**PROBLEM TO WORK ON:** Quote all of the data that follows exactly as written, skipping the images.

**DATASET EXTRACT:**

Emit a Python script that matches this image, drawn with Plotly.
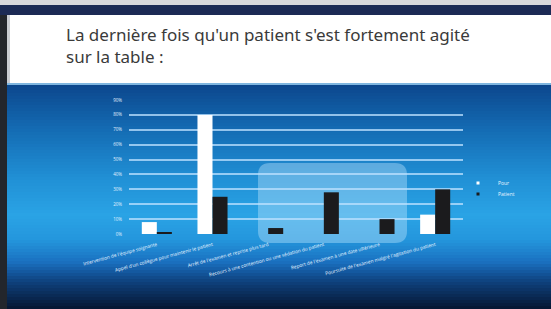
import plotly.graph_objects as go

W, H = 551, 309

categories = [
    "Intervention de l'équipe soignante",
    "Appel d'un collègue pour maintenir le patient",
    "Arrêt de l'examen et reprise plus tard",
    "Recours à une contention ou une sédation du patient",
    "Report de l'examen à une date ultérieure",
    "Poursuite de l'examen malgré l'agitation du patient",
]
series_names = ["Pour", "Patient"]
values_a = [8, 80, 0, 0, 0, 13]
values_b = [1, 25, 4, 28, 10, 30]
y_ticks = [0, 10, 20, 30, 40, 50, 60, 70, 80, 90]
y_ticktext = [f"{v}%" for v in y_ticks]
title_lines = ["La dernière fois qu'un patient s'est fortement agité", "sur la table :"]
bar_colors = ["#ffffff", "#1b1b1d"]


def px(x):
    return x / W


def py(y):
    return 1 - y / H


fig = go.Figure()
for name, vals, col in zip(series_names, [values_a, values_b], bar_colors):
    fig.add_trace(go.Bar(x=categories, y=vals, name=name, showlegend=False,
                         marker=dict(color=col, line=dict(width=0))))
# compact legend entries (small square symbols), one legend box per series
for name, col, lg in zip(series_names, bar_colors, ["legend", "legend2"]):
    fig.add_trace(go.Scatter(x=[None], y=[None], mode="markers", name=name, legend=lg,
                             marker=dict(symbol="square", size=3, color=col)))

shapes = []
stops = [(84, (12, 70, 140)), (130, (20, 108, 180)), (180, (33, 145, 214)),
         (215, (42, 163, 229)), (240, (36, 150, 220)), (262, (26, 112, 192)),
         (282, (14, 64, 124)), (309, (6, 22, 48))]


def col_at(y):
    for (y0, c0), (y1, c1) in zip(stops[:-1], stops[1:]):
        if y0 <= y <= y1:
            t = (y - y0) / (y1 - y0)
            return tuple(int(round(a + (b - a) * t)) for a, b in zip(c0, c1))
    return stops[-1][1]


step = 3
y = 84
while y < H:
    c = col_at(y + step / 2)
    shapes.append(dict(type="rect", xref="paper", yref="paper", layer="below",
                       x0=0, x1=1, y0=max(py(y + step + 1.5), 0), y1=py(y),
                       fillcolor=f"rgb{c}", line=dict(width=0)))
    y += step
shapes.append(dict(type="rect", xref="paper", yref="paper", layer="below",
                   x0=0, x1=1, y0=py(85), y1=py(83),
                   fillcolor="#7fb6e0", line=dict(width=0)))
shapes.append(dict(type="rect", xref="paper", yref="paper", layer="below",
                   x0=0, x1=1, y0=py(5), y1=1, fillcolor="#d8d8dc", line=dict(width=0)))
shapes.append(dict(type="rect", xref="paper", yref="paper", layer="below",
                   x0=0, x1=1, y0=py(15), y1=py(5), fillcolor="#1c2a55", line=dict(width=0)))
shapes.append(dict(type="rect", xref="paper", yref="paper", layer="below",
                   x0=px(7), x1=px(10), y0=py(83), y1=py(15), fillcolor="#c9ccd2", line=dict(width=0)))
shapes.append(dict(type="rect", xref="paper", yref="paper", layer="below",
                   x0=0, x1=px(7), y0=0, y1=py(15), fillcolor="#23262c", line=dict(width=0)))

x0, x1, y0, y1, r = 258, 407, 163, 243, 12
path = (f"M {px(x0 + r)} {py(y0)} L {px(x1 - r)} {py(y0)} "
        f"Q {px(x1)} {py(y0)} {px(x1)} {py(y0 + r)} L {px(x1)} {py(y1 - r)} "
        f"Q {px(x1)} {py(y1)} {px(x1 - r)} {py(y1)} L {px(x0 + r)} {py(y1)} "
        f"Q {px(x0)} {py(y1)} {px(x0)} {py(y1 - r)} L {px(x0)} {py(y0 + r)} "
        f"Q {px(x0)} {py(y0)} {px(x0 + r)} {py(y0)} Z")
shapes.append(dict(type="path", xref="paper", yref="paper", layer="between", path=path,
                   fillcolor="rgba(200,235,255,0.38)", line=dict(width=0)))

annotations = [
    dict(text="<br>".join(title_lines), x=px(64), y=py(21), xref="paper", yref="paper",
         xanchor="left", yanchor="top", align="left", showarrow=False,
         font=dict(family="Noto Sans", size=17, color="#3a3a3a")),
]

legend_common = dict(xanchor="left", yanchor="middle", bgcolor="rgba(0,0,0,0)",
                     font=dict(size=5, color="#e8f4ff"), itemwidth=30,
                     borderwidth=0)

fig.update_layout(
    template="none",
    width=W, height=H, autosize=False,
    margin=dict(l=0, r=0, t=0, b=0, pad=0, autoexpand=False),
    paper_bgcolor="#ffffff",
    plot_bgcolor="rgba(0,0,0,0)",
    barmode="group", bargap=0.46, bargroupgap=0,
    shapes=shapes, annotations=annotations,
    showlegend=True,
    legend=dict(x=px(458), y=py(183), **legend_common),
    legend2=dict(x=px(458), y=py(194), **legend_common),
    xaxis=dict(domain=[px(129), px(463)], showgrid=False, showline=False,
               automargin=False, tickangle=-15, ticklabelstandoff=6,
               tickfont=dict(size=4.8, color="#e2f2ff"),
               ticks="", zeroline=False),
    yaxis=dict(domain=[py(234), py(100)], range=[0, 90], tickvals=y_ticks,
               automargin=False, ticktext=y_ticktext, showgrid=True,
               gridcolor="rgba(190,225,255,0.75)",
               gridwidth=1.5, zeroline=False, showline=False,
               tickfont=dict(size=4.5, color="#e0f0ff"), ticks="", ticklabelstandoff=6),
)

fig.write_html("out.html", config={"displayModeBar": False},
               post_script="document.body.style.margin='0';")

**EXERCISE ANSWER:**
Emit a Python script that matches this image, drawn with Plotly.
import plotly.graph_objects as go

W, H = 551, 309

categories = [
    "Intervention de l'équipe soignante",
    "Appel d'un collègue pour maintenir le patient",
    "Arrêt de l'examen et reprise plus tard",
    "Recours à une contention ou une sédation du patient",
    "Report de l'examen à une date ultérieure",
    "Poursuite de l'examen malgré l'agitation du patient",
]
series_names = ["Pour", "Patient"]
values_a = [8, 80, 0, 0, 0, 13]
values_b = [1, 25, 4, 28, 10, 30]
y_ticks = [0, 10, 20, 30, 40, 50, 60, 70, 80, 90]
y_ticktext = [f"{v}%" for v in y_ticks]
title_lines = ["La dernière fois qu'un patient s'est fortement agité", "sur la table :"]
bar_colors = ["#ffffff", "#1b1b1d"]


def px(x):
    return x / W


def py(y):
    return 1 - y / H


fig = go.Figure()
for name, vals, col in zip(series_names, [values_a, values_b], bar_colors):
    fig.add_trace(go.Bar(x=categories, y=vals, name=name, showlegend=False,
                         marker=dict(color=col, line=dict(width=0))))
# compact legend entries (small square symbols), one legend box per series
for name, col, lg in zip(series_names, bar_colors, ["legend", "legend2"]):
    fig.add_trace(go.Scatter(x=[None], y=[None], mode="markers", name=name, legend=lg,
                             marker=dict(symbol="square", size=3, color=col)))

shapes = []
stops = [(84, (12, 70, 140)), (130, (20, 108, 180)), (180, (33, 145, 214)),
         (215, (42, 163, 229)), (240, (36, 150, 220)), (262, (26, 112, 192)),
         (282, (14, 64, 124)), (309, (6, 22, 48))]


def col_at(y):
    for (y0, c0), (y1, c1) in zip(stops[:-1], stops[1:]):
        if y0 <= y <= y1:
            t = (y - y0) / (y1 - y0)
            return tuple(int(round(a + (b - a) * t)) for a, b in zip(c0, c1))
    return stops[-1][1]


step = 3
y = 84
while y < H:
    c = col_at(y + step / 2)
    shapes.append(dict(type="rect", xref="paper", yref="paper", layer="below",
                       x0=0, x1=1, y0=max(py(y + step + 1.5), 0), y1=py(y),
                       fillcolor=f"rgb{c}", line=dict(width=0)))
    y += step
shapes.append(dict(type="rect", xref="paper", yref="paper", layer="below",
                   x0=0, x1=1, y0=py(85), y1=py(83),
                   fillcolor="#7fb6e0", line=dict(width=0)))
shapes.append(dict(type="rect", xref="paper", yref="paper", layer="below",
                   x0=0, x1=1, y0=py(5), y1=1, fillcolor="#d8d8dc", line=dict(width=0)))
shapes.append(dict(type="rect", xref="paper", yref="paper", layer="below",
                   x0=0, x1=1, y0=py(15), y1=py(5), fillcolor="#1c2a55", line=dict(width=0)))
shapes.append(dict(type="rect", xref="paper", yref="paper", layer="below",
                   x0=px(7), x1=px(10), y0=py(83), y1=py(15), fillcolor="#c9ccd2", line=dict(width=0)))
shapes.append(dict(type="rect", xref="paper", yref="paper", layer="below",
                   x0=0, x1=px(7), y0=0, y1=py(15), fillcolor="#23262c", line=dict(width=0)))

x0, x1, y0, y1, r = 258, 407, 163, 243, 12
path = (f"M {px(x0 + r)} {py(y0)} L {px(x1 - r)} {py(y0)} "
        f"Q {px(x1)} {py(y0)} {px(x1)} {py(y0 + r)} L {px(x1)} {py(y1 - r)} "
        f"Q {px(x1)} {py(y1)} {px(x1 - r)} {py(y1)} L {px(x0 + r)} {py(y1)} "
        f"Q {px(x0)} {py(y1)} {px(x0)} {py(y1 - r)} L {px(x0)} {py(y0 + r)} "
        f"Q {px(x0)} {py(y0)} {px(x0 + r)} {py(y0)} Z")
shapes.append(dict(type="path", xref="paper", yref="paper", layer="between", path=path,
                   fillcolor="rgba(200,235,255,0.38)", line=dict(width=0)))

annotations = [
    dict(text="<br>".join(title_lines), x=px(64), y=py(21), xref="paper", yref="paper",
         xanchor="left", yanchor="top", align="left", showarrow=False,
         font=dict(family="Noto Sans", size=17, color="#3a3a3a")),
]

legend_common = dict(xanchor="left", yanchor="middle", bgcolor="rgba(0,0,0,0)",
                     font=dict(size=5, color="#e8f4ff"), itemwidth=30,
                     borderwidth=0)

fig.update_layout(
    template="none",
    width=W, height=H, autosize=False,
    margin=dict(l=0, r=0, t=0, b=0, pad=0, autoexpand=False),
    paper_bgcolor="#ffffff",
    plot_bgcolor="rgba(0,0,0,0)",
    barmode="group", bargap=0.46, bargroupgap=0,
    shapes=shapes, annotations=annotations,
    showlegend=True,
    legend=dict(x=px(458), y=py(183), **legend_common),
    legend2=dict(x=px(458), y=py(194), **legend_common),
    xaxis=dict(domain=[px(129), px(463)], showgrid=False, showline=False,
               automargin=False, tickangle=-15, ticklabelstandoff=6,
               tickfont=dict(size=4.8, color="#e2f2ff"),
               ticks="", zeroline=False),
    yaxis=dict(domain=[py(234), py(100)], range=[0, 90], tickvals=y_ticks,
               automargin=False, ticktext=y_ticktext, showgrid=True,
               gridcolor="rgba(190,225,255,0.75)",
               gridwidth=1.5, zeroline=False, showline=False,
               tickfont=dict(size=4.5, color="#e0f0ff"), ticks="", ticklabelstandoff=6),
)

fig.write_html("out.html", config={"displayModeBar": False},
               post_script="document.body.style.margin='0';")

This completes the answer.